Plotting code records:
────────────────────────────────────────

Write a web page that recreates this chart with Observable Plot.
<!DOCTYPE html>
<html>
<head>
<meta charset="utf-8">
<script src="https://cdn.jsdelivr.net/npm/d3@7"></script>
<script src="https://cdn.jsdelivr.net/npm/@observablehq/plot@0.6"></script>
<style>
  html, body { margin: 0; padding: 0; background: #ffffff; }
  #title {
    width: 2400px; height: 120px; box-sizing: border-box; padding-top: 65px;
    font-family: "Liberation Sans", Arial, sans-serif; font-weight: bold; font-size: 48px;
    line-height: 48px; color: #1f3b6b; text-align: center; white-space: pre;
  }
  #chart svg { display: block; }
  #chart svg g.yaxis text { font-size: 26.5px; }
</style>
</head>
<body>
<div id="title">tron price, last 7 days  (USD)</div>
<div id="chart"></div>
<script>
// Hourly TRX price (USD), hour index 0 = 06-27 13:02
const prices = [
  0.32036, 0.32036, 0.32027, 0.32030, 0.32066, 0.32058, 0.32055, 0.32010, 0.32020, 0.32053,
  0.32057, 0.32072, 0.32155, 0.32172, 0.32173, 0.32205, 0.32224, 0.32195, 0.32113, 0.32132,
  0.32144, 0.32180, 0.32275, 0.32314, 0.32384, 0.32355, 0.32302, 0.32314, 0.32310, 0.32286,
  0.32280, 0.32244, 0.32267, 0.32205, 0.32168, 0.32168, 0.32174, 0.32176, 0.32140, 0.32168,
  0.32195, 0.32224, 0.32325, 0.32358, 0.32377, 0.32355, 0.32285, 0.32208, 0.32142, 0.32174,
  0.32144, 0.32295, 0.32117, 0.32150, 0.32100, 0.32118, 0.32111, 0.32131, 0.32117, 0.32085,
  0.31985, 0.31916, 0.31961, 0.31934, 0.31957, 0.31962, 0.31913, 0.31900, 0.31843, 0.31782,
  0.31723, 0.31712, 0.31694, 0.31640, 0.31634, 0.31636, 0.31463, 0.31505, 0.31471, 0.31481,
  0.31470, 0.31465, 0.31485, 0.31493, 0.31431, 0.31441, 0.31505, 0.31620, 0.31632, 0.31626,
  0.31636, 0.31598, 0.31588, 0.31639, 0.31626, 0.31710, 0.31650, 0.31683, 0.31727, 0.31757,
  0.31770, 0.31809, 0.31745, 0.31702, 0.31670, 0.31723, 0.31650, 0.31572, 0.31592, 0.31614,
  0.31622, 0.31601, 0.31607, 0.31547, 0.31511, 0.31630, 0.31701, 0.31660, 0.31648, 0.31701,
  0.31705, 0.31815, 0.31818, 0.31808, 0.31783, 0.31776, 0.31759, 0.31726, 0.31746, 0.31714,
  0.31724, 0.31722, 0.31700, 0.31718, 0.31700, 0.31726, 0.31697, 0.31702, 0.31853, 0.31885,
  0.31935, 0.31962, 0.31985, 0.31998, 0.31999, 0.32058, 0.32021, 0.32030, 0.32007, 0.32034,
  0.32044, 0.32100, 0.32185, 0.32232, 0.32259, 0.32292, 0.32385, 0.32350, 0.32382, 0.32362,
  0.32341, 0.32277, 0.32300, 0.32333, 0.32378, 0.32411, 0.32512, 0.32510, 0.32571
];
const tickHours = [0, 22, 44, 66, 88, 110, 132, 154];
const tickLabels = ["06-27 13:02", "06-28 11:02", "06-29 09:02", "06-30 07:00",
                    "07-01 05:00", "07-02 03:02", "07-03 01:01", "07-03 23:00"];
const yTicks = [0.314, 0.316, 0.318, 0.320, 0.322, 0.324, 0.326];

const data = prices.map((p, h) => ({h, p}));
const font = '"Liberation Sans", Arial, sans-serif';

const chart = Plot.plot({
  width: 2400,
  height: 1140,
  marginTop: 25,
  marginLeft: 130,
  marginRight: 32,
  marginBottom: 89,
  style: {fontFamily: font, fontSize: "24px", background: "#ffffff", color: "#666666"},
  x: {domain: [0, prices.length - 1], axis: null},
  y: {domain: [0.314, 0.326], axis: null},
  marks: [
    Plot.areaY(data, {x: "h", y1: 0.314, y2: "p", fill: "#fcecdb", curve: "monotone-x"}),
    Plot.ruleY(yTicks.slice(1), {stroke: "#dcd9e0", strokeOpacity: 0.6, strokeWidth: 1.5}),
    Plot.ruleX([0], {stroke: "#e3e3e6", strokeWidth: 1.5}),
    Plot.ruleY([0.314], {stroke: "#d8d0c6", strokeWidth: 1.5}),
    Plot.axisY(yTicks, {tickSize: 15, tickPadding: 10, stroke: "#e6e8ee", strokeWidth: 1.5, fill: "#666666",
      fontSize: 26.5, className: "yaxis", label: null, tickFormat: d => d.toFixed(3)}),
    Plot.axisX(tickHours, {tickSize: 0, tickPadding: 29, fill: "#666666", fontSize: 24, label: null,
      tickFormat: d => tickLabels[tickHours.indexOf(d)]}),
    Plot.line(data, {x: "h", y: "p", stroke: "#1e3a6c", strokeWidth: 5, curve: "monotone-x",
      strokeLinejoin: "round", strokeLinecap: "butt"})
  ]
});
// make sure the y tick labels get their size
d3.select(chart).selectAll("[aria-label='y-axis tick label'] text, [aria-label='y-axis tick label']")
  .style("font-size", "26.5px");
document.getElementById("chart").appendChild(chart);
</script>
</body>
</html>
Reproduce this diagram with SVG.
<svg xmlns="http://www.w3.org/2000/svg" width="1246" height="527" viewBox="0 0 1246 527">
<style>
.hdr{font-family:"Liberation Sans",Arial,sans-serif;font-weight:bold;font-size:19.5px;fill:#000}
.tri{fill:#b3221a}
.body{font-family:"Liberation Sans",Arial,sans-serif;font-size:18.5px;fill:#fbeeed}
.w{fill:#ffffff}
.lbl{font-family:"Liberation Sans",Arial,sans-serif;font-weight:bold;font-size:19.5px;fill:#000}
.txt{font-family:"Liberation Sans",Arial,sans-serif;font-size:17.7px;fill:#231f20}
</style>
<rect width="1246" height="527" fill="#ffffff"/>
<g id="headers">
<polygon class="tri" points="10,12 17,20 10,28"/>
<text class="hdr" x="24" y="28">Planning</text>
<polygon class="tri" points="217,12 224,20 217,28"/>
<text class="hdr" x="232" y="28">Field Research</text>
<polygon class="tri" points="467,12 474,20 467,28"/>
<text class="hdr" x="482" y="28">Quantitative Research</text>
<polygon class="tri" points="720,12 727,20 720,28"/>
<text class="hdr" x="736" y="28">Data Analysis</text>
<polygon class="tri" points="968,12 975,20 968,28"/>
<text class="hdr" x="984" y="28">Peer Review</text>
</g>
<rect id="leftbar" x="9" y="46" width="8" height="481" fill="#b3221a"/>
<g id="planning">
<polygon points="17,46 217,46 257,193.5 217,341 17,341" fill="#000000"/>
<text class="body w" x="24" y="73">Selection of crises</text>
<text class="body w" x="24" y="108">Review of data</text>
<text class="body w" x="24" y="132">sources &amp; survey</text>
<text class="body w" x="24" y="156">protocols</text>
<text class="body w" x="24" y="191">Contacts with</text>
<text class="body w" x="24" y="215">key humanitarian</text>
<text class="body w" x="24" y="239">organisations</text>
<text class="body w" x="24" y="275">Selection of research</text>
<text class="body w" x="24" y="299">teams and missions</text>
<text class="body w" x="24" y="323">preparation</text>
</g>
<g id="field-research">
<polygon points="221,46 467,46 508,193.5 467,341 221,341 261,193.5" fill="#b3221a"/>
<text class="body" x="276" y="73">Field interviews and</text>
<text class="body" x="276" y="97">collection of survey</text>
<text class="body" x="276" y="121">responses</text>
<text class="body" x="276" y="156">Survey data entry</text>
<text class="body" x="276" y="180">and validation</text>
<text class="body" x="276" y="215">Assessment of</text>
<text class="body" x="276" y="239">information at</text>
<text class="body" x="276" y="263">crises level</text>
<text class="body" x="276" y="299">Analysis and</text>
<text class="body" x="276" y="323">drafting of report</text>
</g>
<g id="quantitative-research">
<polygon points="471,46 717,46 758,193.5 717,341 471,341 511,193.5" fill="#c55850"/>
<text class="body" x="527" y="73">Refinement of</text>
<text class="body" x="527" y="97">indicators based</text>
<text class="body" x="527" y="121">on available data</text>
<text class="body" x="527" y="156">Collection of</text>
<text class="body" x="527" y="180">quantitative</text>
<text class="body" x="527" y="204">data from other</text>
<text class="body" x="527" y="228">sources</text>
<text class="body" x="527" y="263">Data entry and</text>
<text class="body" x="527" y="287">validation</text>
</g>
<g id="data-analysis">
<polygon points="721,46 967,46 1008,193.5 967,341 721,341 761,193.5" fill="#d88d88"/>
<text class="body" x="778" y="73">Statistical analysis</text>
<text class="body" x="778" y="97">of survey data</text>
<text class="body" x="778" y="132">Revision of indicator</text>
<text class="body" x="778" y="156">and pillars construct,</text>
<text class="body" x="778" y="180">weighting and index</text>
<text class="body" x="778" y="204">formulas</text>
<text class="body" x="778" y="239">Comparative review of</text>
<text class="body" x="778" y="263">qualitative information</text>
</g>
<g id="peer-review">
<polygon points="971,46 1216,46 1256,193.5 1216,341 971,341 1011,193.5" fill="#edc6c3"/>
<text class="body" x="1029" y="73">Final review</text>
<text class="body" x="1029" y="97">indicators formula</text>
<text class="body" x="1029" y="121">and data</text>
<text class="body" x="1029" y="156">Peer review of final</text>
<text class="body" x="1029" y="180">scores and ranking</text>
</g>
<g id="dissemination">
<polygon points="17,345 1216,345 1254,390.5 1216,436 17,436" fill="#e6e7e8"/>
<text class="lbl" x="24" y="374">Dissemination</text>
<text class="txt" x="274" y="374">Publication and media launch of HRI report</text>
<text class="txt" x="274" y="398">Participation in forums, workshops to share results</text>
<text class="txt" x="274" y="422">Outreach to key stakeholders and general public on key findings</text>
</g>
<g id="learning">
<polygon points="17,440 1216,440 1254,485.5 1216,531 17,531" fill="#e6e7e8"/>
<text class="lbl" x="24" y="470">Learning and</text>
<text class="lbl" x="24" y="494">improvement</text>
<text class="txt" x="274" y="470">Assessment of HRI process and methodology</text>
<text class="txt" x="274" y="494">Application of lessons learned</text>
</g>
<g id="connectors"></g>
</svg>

────────────────────────────────────────

Take each line of the material that contains the word "this" and list it.

EXERCISE RESULT:
Write a web page that recreates this chart with Observable Plot.
Reproduce this diagram with SVG.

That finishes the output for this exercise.